I hate it when AI hallucinates an answer but I REALLY hate it when I try to ask a question and some smug know-it-all tells me I just want to be spoon fed the answers and didn’t do any research on my own. Usually if I am to the point of writing a post asking for help I have tried the usual ways of finding answers (at least the ones that work for me - man pages decidedly do not) and I’m at the point where yes, I WOULD like to be just spoon-fed the answer if you know it (or at least a relevant link), thank you very much. More than once I have got REALLY pissed off at a guy like that and then usually I’m the one that gets censored or booted out of the forum, while the know-it-all goes on to find another victim to bully.
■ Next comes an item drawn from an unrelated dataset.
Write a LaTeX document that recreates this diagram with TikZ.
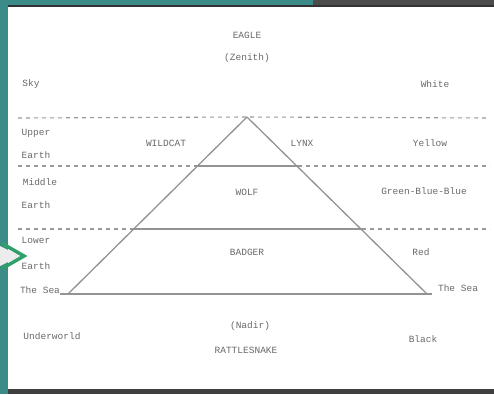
\documentclass[tikz,border=0pt]{standalone}
\usepackage{fontspec}
\newfontfamily\typew{Liberation Mono}
\definecolor{tealbg}{HTML}{3B8C89}
\definecolor{chev}{HTML}{2FA06A}
\definecolor{ink}{HTML}{6A6A6A}
\begin{document}
\begin{tikzpicture}[x=1pt,y=-1pt,
  lbl/.style={font=\fontsize{9.5}{11}\selectfont\typew, text=ink, inner sep=0pt},
  solidln/.style={draw=gray!85, line width=1.3pt},
  dashln/.style={draw=gray!80, line width=1.1pt, dash pattern=on 4pt off 4pt}]
\useasboundingbox (0,0) rectangle (494,394);
% background frame
\fill[tealbg] (0,0) rectangle (494,394);
\fill[white] (8,6) rectangle (494,390);
\fill[gray!60!black] (313,0) rectangle (494,6);
\fill[black!80] (8,4.5) rectangle (494,6.5);
\fill[gray!50!black] (8,389) rectangle (494,394);
% chevron
\fill[gray!15] (0,246) -- (20,256) -- (0,266) -- cycle;
\draw[chev, line width=3.5pt, line cap=round, line join=miter] (3,244) -- (24,256) -- (3,268);
% triangle coordinates
\coordinate (apex) at (247,117);
\coordinate (bl) at (68,294);
\coordinate (br) at (427,294);
\coordinate (l1a) at (196,166); \coordinate (l1b) at (298,166);
\coordinate (l2a) at (133,229); \coordinate (l2b) at (362,229);
% dashed guide lines
\coordinate (d0l) at (18,118); \coordinate (d0r) at (490,118);
\coordinate (d1l) at (18,166); \coordinate (d1r) at (490,166);
\coordinate (d2l) at (18,229); \coordinate (d2r) at (490,229);
\coordinate (s0l) at (60,294); \coordinate (s0r) at (432,294);
\draw[dashln] (d0l) -- (apex) -- (d0r);
\draw[dashln] (d1l) -- (l1a);
\draw[dashln] (l1b) -- (d1r);
\draw[dashln] (d2l) -- (l2a);
\draw[dashln] (l2b) -- (d2r);
% triangle and bands
\draw[solidln, line join=round] (bl) -- (apex) -- (br);
\draw[solidln] (l1a) -- (l1b);
\draw[solidln] (l2a) -- (l2b);
\draw[solidln] (s0l) -- (bl) -- (br) -- (s0r);
% labels
\node[lbl] (eagle) at (247,35) {EAGLE};
\node[lbl] (zenith) at (247,58) {(Zenith)};
\node[lbl] (sky) at (31,84) {Sky};
\node[lbl] (white) at (435,84) {White};
\node[lbl] (up1) at (36,133) {Upper};
\node[lbl] (up2) at (36,155) {Earth};
\node[lbl] (mid1) at (40,182) {Middle};
\node[lbl] (mid2) at (36,205) {Earth};
\node[lbl] (lo1) at (36,240) {Lower};
\node[lbl] (lo2) at (36,266) {Earth};
\node[lbl] (wildcat) at (166,143) {WILDCAT};
\node[lbl] (lynx) at (302,143) {LYNX};
\node[lbl] (yellow) at (430,143) {Yellow};
\node[lbl] (wolf) at (247,192) {WOLF};
\node[lbl] (gbb) at (424,191) {Green-Blue-Blue};
\node[lbl] (badger) at (247,252) {BADGER};
\node[lbl] (red) at (421,252) {Red};
\node[lbl] (seal) at (40,290) {The Sea};
\node[lbl] (sear) at (458,288) {The Sea};
\node[lbl] (under) at (52,336) {Underworld};
\node[lbl] (nadir) at (250,326) {(Nadir)};
\node[lbl] (rattle) at (246,350) {RATTLESNAKE};
\node[lbl] (black) at (423,339) {Black};
\end{tikzpicture}
\end{document}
Oh, and then there are the moderators who censor “low quality” posts (except from their friends and users they like).
So when AI came along, I found it much easier to ask it and try to work through the hallucinations than to deal with that, and I suspect a whole lot of other people felt the same, and that is one reason why sites like Stack Exchange saw participation fall off a cliff. And AI keeps getting better and (so far at least) has never once criticized me for not trying hard enough to find something on my own. I get some people want challenges in their lives, but not everyone does and even those who like to be challenged now and then don’t always want it to be in the same areas of their lives. There are people who enjoy running in marathons but who would hate any friction at all when trying to use their computer.
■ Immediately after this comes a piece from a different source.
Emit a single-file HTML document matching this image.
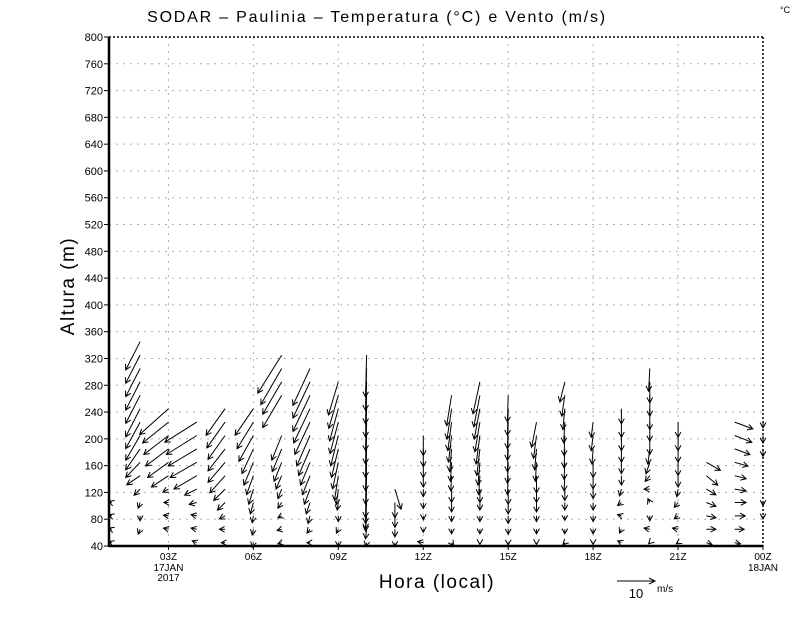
<!DOCTYPE html>
<html><head><meta charset="utf-8"><style>
html,body{margin:0;padding:0;background:#fff;}
svg{display:block;font-family:"Liberation Sans",sans-serif;}
</style></head><body>
<svg id="chart" width="800" height="618" viewBox="0 0 800 618" xmlns="http://www.w3.org/2000/svg">
<rect x="0" y="0" width="800" height="618" fill="#fff"/>
<text x="377" y="22" font-size="16" letter-spacing="1.8" text-anchor="middle" fill="#000">SODAR  –  Paulinia  –  Temperatura (°C) e Vento (m/s)</text>
<text x="780" y="13" font-size="9" fill="#000">°C</text>
<g id="grid"></g>
<g id="axes"></g>
<g id="vectors" stroke="#000" stroke-width="1" fill="none"></g>
<text transform="translate(74,286) rotate(-90)" font-size="19" letter-spacing="1.5" text-anchor="middle" fill="#000">Altura (m)</text>
<text x="437" y="588" font-size="19" letter-spacing="1.5" text-anchor="middle" fill="#000">Hora (local)</text>
<g>
<line x1="617" y1="581" x2="655" y2="581" stroke="#000"/>
<path d="M649,578 L655,581 L649,584" stroke="#000" fill="none"/>
<text x="636" y="598" font-size="13" text-anchor="middle">10</text>
<text x="657" y="592" font-size="10">m/s</text>
</g>
</svg>
<script>
// data
const yTicks = [40,80,120,160,200,240,280,320,360,400,440,480,520,560,600,640,680,720,760,800];
const xTickHours = [3,6,9,12,15,18,21,24];
const xTickLabels = ["03Z","06Z","09Z","12Z","15Z","18Z","21Z","00Z"];
const levels = [45,65,85,105,125,145,165,185,205,225,245,265,285,305,325,345];
const colHours = [1,2,3,4,5,6,7,8,9,10,11,12,13,14,15,16,17,18,19,20,21,22,23,24];
const uCols = [
 [-0.8,-0.8,-0.8,-0.8],
 [null,-0.5,0,-0.5,-1.6,-3.5,-3.8,-3.8,-3.8,-3.8,-3.8,-3.8,-3.8,-3.8,-3.8,-3.8],
 [null,-1.3,-1.3,-1.2,-1.5,-4.5,-5.5,-6,-6.5,-6.8,-7.6],
 [-1.2,-1.5,-1.5,-2,-3.2,-6,-7,-7.5,-8,-8.4],
 [-1,-1.5,-1.5,-2,-3,-4,-4.5,-4.5,-4.5,-4.8,-5],
 [-0.3,-0.3,-0.3,-0.8,-1.2,-1.8,-2.5,-3,-3.8,-4.3,-4.8],
 [-1,-1.2,-1,-1,-1,-1.5,-2,-2.5,-2.6,null,null,-5,-5,-5.5,-6.3],
 [-0.8,-0.8,-0.5,-1,-1.5,-2,-2.5,-3,-3.5,-4,-4.3,-4.5,-4.5,-4.5],
 [0,-0.5,0,-0.3,-0.5,-1,-1.5,-1.8,-2,-2.2,-2.3,-2.5,-2.6],
 [-0.3,-0.3,-0.3,-0.3,-0.3,-0.3,-0.3,-0.3,-0.3,-0.3,-0.3,-0.3,-0.3,-0.3,-0.3],
 [0,0,0,0,1.6],
 [-1.5,0,0,0,0,0,0,0,0],
 [0.5,0,0,0,0,-0.2,-0.3,-0.5,-0.8,-1,-1.2,-1.3],
 [0,0,0,0,0,-0.3,-0.5,-0.8,-1,-1.3,-1.5,-1.6,-1.8],
 [0,0,0,0,0,-0.2,-0.2,-0.2,-0.2,-0.2,-0.2,-0.2],
 [0,0,0,0,0,0,-0.3,-0.5,-0.8,-1.3],
 [-0.5,0,0,0,0,-0.2,-0.2,-0.2,-0.2,-0.3,-0.5,-0.8,-1.3],
 [0,0,0,0,0,0,0,-0.3,-0.5,-0.5],
 [-1,-0.5,-1,-1,-0.5,0,0,0,0,0,0],
 [-0.3,-1.5,0,-0.5,-1.5,-1.2,-1,-0.5,0,0,0,0,0,-0.3],
 [-0.5,-1.5,-1,-1,-0.3,0,0,0,0,0],
 [1.5,2.5,2.5,2.5,2.5,3,3.7],
 [1.5,2.5,2.8,3,3,3,3.5,4,4.5,4.8],
 [null,null,0,0,null,null,null,0,0,0]
];
const vCols = [
 [0.3,0.3,0.3,0.3],
 [null,-1.3,-1.3,-1.5,-1.6,-2.4,-4,-5.5,-6.5,-7,-7.4,-7.4,-7.4,-7.4,-7.4,-7.4],
 [null,0.3,0.2,0,-0.8,-3,-4,-4.5,-5,-5.5,-6.8],
 [0.5,0.3,0.3,-0.5,-1.6,-3.5,-4,-4.5,-5,-5.3],
 [0,0,-0.8,-2,-3,-4.5,-5.3,-5.8,-6.3,-6.8,-7],
 [-1.2,-1.5,-1.8,-3,-4,-5,-6,-6.5,-6.8,-7,-7],
 [-0.3,-0.3,-0.5,-1.5,-2.5,-3.5,-5,-6,-6.5,null,null,-8.5,-8.5,-9.5,-10],
 [0,-1,-2,-3,-4,-5,-6,-7,-8,-8.5,-9,-9.5,-9.5,-9.7],
 [-1,-1,-1.5,-2,-4,-6.5,-7,-7.5,-8,-8.3,-8.5,-8.7,-8.7],
 [-1,-2.5,-4,-7,-9,-11,-11,-11,-11,-11,-11,-11,-11,-11,-11],
 [-1,-2,-3,-4,-5.3],
 [0.3,-0.8,-1,-1.6,-2,-3,-4,-4.7,-5.3],
 [-0.8,-1.2,-1.5,-2.5,-3.5,-4,-5,-6,-7,-7.5,-8,-8],
 [-0.5,-1.2,-1.5,-2,-3.5,-5,-6,-7,-7.5,-7.8,-8,-8.3,-8.4],
 [-0.6,-1.3,-2,-3,-4,-5,-5.5,-6,-6.5,-7,-7,-7],
 [-0.5,-1.2,-1.5,-2.5,-3.5,-4.5,-5,-5.5,-6,-6.6],
 [-0.5,-1.2,-1.2,-2,-3,-4,-4.5,-5,-5.3,-5.5,-5.5,-5.5,-5.3],
 [-0.5,-1.2,-1.5,-2,-2.5,-3.5,-4,-4,-4,-4],
 [0.5,-1,0.3,-0.8,-1.8,-2.5,-3,-3.5,-4,-4,-4],
 [-0.3,0.3,-1.3,1,0,-1.5,-3,-4,-5,-5,-5.5,-5.5,-5.5,-6],
 [-0.3,0.3,-0.8,-1.3,-2,-3,-3.5,-3.5,-4,-4],
 [-0.5,0,-0.5,-1,-1.5,-2.5,-2.1],
 [-0.3,0,0,0,-0.5,-0.8,-1,-1.5,-1.8,-1.8],
 [null,null,-0.8,-0.8,null,null,null,-2,-2,-1.5]
];
// layout
const L=109,R=763,T=37,B=546;
const H0=0.9, H1=24;
const sx = h => L + (h-H0)/(H1-H0)*(R-L);
const sy = m => B - (m-40)/(800-40)*(B-T);
const PXMS = 3.8;
const NS="http://www.w3.org/2000/svg";
function mk(tag, attrs, parent){const e=document.createElementNS(NS,tag);for(const k in attrs)e.setAttribute(k,attrs[k]);parent.appendChild(e);return e;}
const grid=document.getElementById('grid'), axes=document.getElementById('axes'), vec=document.getElementById('vectors');
yTicks.forEach((t,i)=>{
  if(i>0 && i<yTicks.length-1){
    const g=mk('line',{x1:L,x2:R,y1:sy(t),y2:sy(t),stroke:'#b0b0b0','stroke-dasharray':'2,5'},grid);
    
    
  }
  const tk=mk('line',{x1:L-5,x2:L,y1:sy(t),y2:sy(t),stroke:'#000'},axes);
  
  
  const tx=mk('text',{x:L-6,y:sy(t)+4,'font-size':11,'text-anchor':'end',fill:'#000'},axes);
  tx.textContent=t;
  
  
});
xTickHours.forEach((h,i)=>{
  const x=sx(h);
  if(h<H1){
    const g=mk('line',{x1:x,x2:x,y1:T,y2:B,stroke:'#b0b0b0','stroke-dasharray':'2,5'},grid);
    
    
  }
  const tk=mk('line',{x1:x,x2:x,y1:B,y2:B+4,stroke:'#000'},axes);
  
  
  const tx=mk('text',{x:x,y:B+14,'font-size':10,'text-anchor':'middle',fill:'#000'},axes);
  tx.textContent=xTickLabels[i];
  
  
});
[["17JAN",3,25],["2017",3,35],["18JAN",24,25]].forEach(d=>{
  const tx=mk('text',{x:sx(d[1]),y:B+d[2],'font-size':10,'text-anchor':'middle',fill:'#000'},axes);
  tx.textContent=d[0];
  
  
});
const fr=[
 mk('line',{x1:L,x2:R,y1:T,y2:T,stroke:'#000','stroke-dasharray':'2,2','stroke-width':1.5},axes),
 mk('line',{x1:R,x2:R,y1:T,y2:B,stroke:'#000','stroke-dasharray':'2,2','stroke-width':1.5},axes),
 mk('line',{x1:L,x2:L,y1:T,y2:B+1,stroke:'#000','stroke-width':2.5},axes),
 mk('line',{x1:L,x2:R,y1:B,y2:B,stroke:'#000','stroke-width':2.5},axes)];
fr.forEach(f=>{});
colHours.forEach((h,c)=>{
  const us=uCols[c], vs=vCols[c];
  us.forEach((u,k)=>{
    const v=vs[k];
    if(u===null||v===null||v===undefined) return;
    const x0=sx(h), y0=sy(levels[k]);
    const dx=u*PXMS, dy=-v*PXMS;
    const x1=x0+dx, y1=y0+dy;
    const len=Math.hypot(dx,dy)||1;
    const ux=dx/len, uy=dy/len, hl=6, a=0.5;
    const ca=Math.cos(a), sa=Math.sin(a);
    const bx1=-(ux*ca-uy*sa)*hl, by1=-(uy*ca+ux*sa)*hl;
    const bx2=-(ux*ca+uy*sa)*hl, by2=-(uy*ca-ux*sa)*hl;
    const p=mk('path',{d:`M${x0.toFixed(1)},${y0.toFixed(1)}L${x1.toFixed(1)},${y1.toFixed(1)}M${(x1+bx1).toFixed(1)},${(y1+by1).toFixed(1)}L${x1.toFixed(1)},${y1.toFixed(1)}L${(x1+bx2).toFixed(1)},${(y1+by2).toFixed(1)}`},vec);
    
    
  });
});
</script>
</body></html>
I have a suggestion for those that don’t have a burning hatred of all things AI or Google - try NotebookLM (https://notebooklm.google/) which is FREE for limited usage. It may take you a few tries to learn how to use it effectively *there are videos showing how) but what you can do is give it a list of URL’s on any topic. These can be man pages, wiki links, PDF documents, links to specific posts or discussion forums, YouTube videos, or almost anything that can be accessed via a link. You can include up to 50 links for free (up to 10 at a time, I think it is a bug that if you try to add more than 10 at once it just silently fails and then you have to go to a different “notebook” and come back to try again).
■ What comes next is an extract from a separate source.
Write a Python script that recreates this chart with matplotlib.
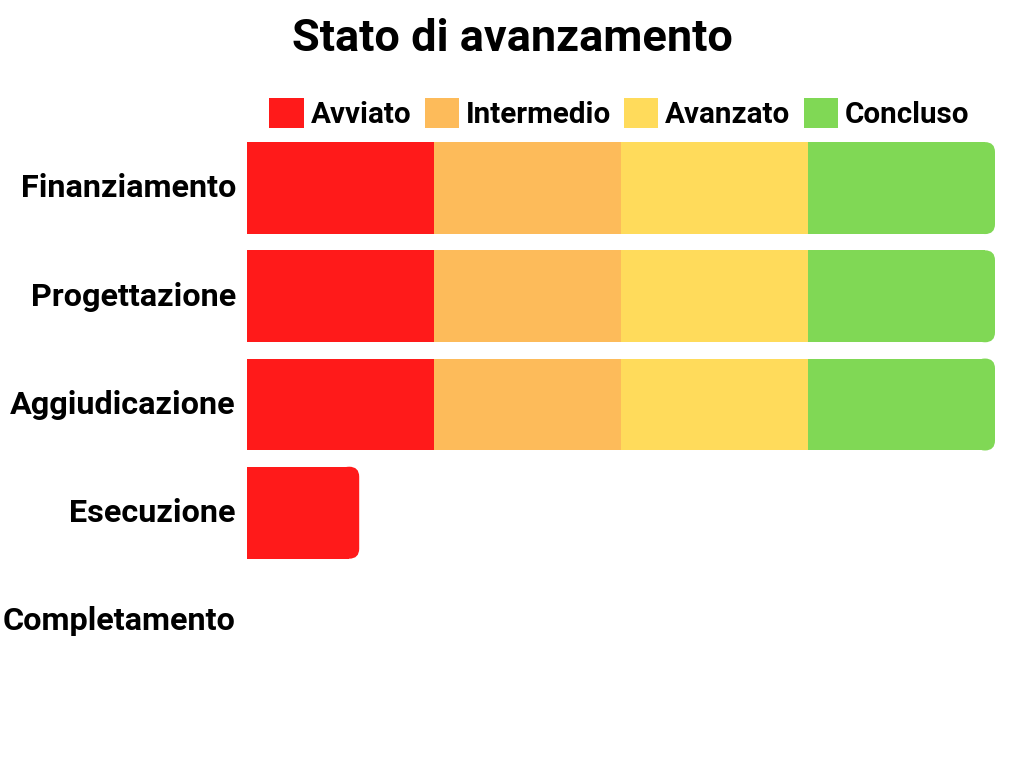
import matplotlib
matplotlib.use("Agg")
import matplotlib.pyplot as plt
from matplotlib.patches import FancyBboxPatch, Patch

plt.rcParams['font.family'] = ['Roboto', 'DejaVu Sans']
plt.rcParams['font.weight'] = 'bold'

phases = ["Finanziamento", "Progettazione", "Aggiudicazione", "Esecuzione", "Completamento"]
levels = ["Avviato", "Intermedio", "Avanzato", "Concluso"]
avviato = [25, 25, 25, 15, 0]
intermedio = [25, 25, 25, 0, 0]
avanzato = [25, 25, 25, 0, 0]
concluso = [25, 25, 25, 0, 0]
colors = ["#FF1A1A", "#FDBB5A", "#FFDB5B", "#80D855"]

series = [avviato, intermedio, avanzato, concluso]

fig = plt.figure(figsize=(10.24, 7.68), dpi=100)
ax = fig.add_axes([247 / 1024, 1 - 675 / 768, 748 / 1024, 541 / 768])
ax.set_xlim(0, 100)
ax.set_ylim(4.5, -0.5)

bar_h = 0.85
# rounding radius ~10px, expressed in data units
rx = 10 / 7.48
ry = 10 / 108.2

for i, name in enumerate(phases):
    left = 0
    last = max([k for k in range(len(series)) if series[k][i] > 0], default=-1)
    for k, s in enumerate(series):
        w = s[i]
        if w <= 0:
            continue
        if k == last:
            ax.barh(i, w - rx, left=left, height=bar_h, color=colors[k], linewidth=0)
            box = FancyBboxPatch((left + w - 2 * rx, i - bar_h / 2), 2 * rx, bar_h,
                                 boxstyle="round,pad=0,rounding_size=%f" % rx,
                                 mutation_aspect=ry / rx, facecolor=colors[k],
                                 linewidth=0)
            ax.add_patch(box)
        else:
            ax.barh(i, w, left=left, height=bar_h, color=colors[k], linewidth=0)
        left += w

ax.set_yticks([y - 0.025 for y in range(len(phases))])
ax.set_yticklabels(phases, fontsize=23.3, fontweight='bold')
ax.tick_params(axis='y', length=0, pad=8)
ax.set_xticks([])
for sp in ax.spines.values():
    sp.set_visible(False)

handles = [Patch(facecolor=c, edgecolor='none', label=l) for c, l in zip(colors, levels)]
fig.legend(handles=handles, loc='center', bbox_to_anchor=(0.605, 0.852), ncol=4,
           frameon=False, handlelength=1.15, handleheight=1.15,
           handletextpad=0.24, columnspacing=0.45, prop={'weight': 'bold', 'size': 21.3})

fig.text(0.5, 0.949, "Stato di avanzamento", ha='center', va='center',
         fontsize=32.5, fontweight='bold')

fig.savefig("out.png", dpi=100)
Then when you have added all your links, you can ask for a summary of the material, or ask specific questions based just on the links you have added (no more outdated responses). You can even do things like generate graphics or audio “podcasts” or even videos with really bad visuals (IMHO) based on your links collection if you want to. But what I find is when dealing with complex material it often makes connections that I would never have seen. And did I mention it’s free for limited usage? You just need a Google account to use it (and yes I realize that’s a non-starter for some people, and no I would never ever include anything personal in my links or requests).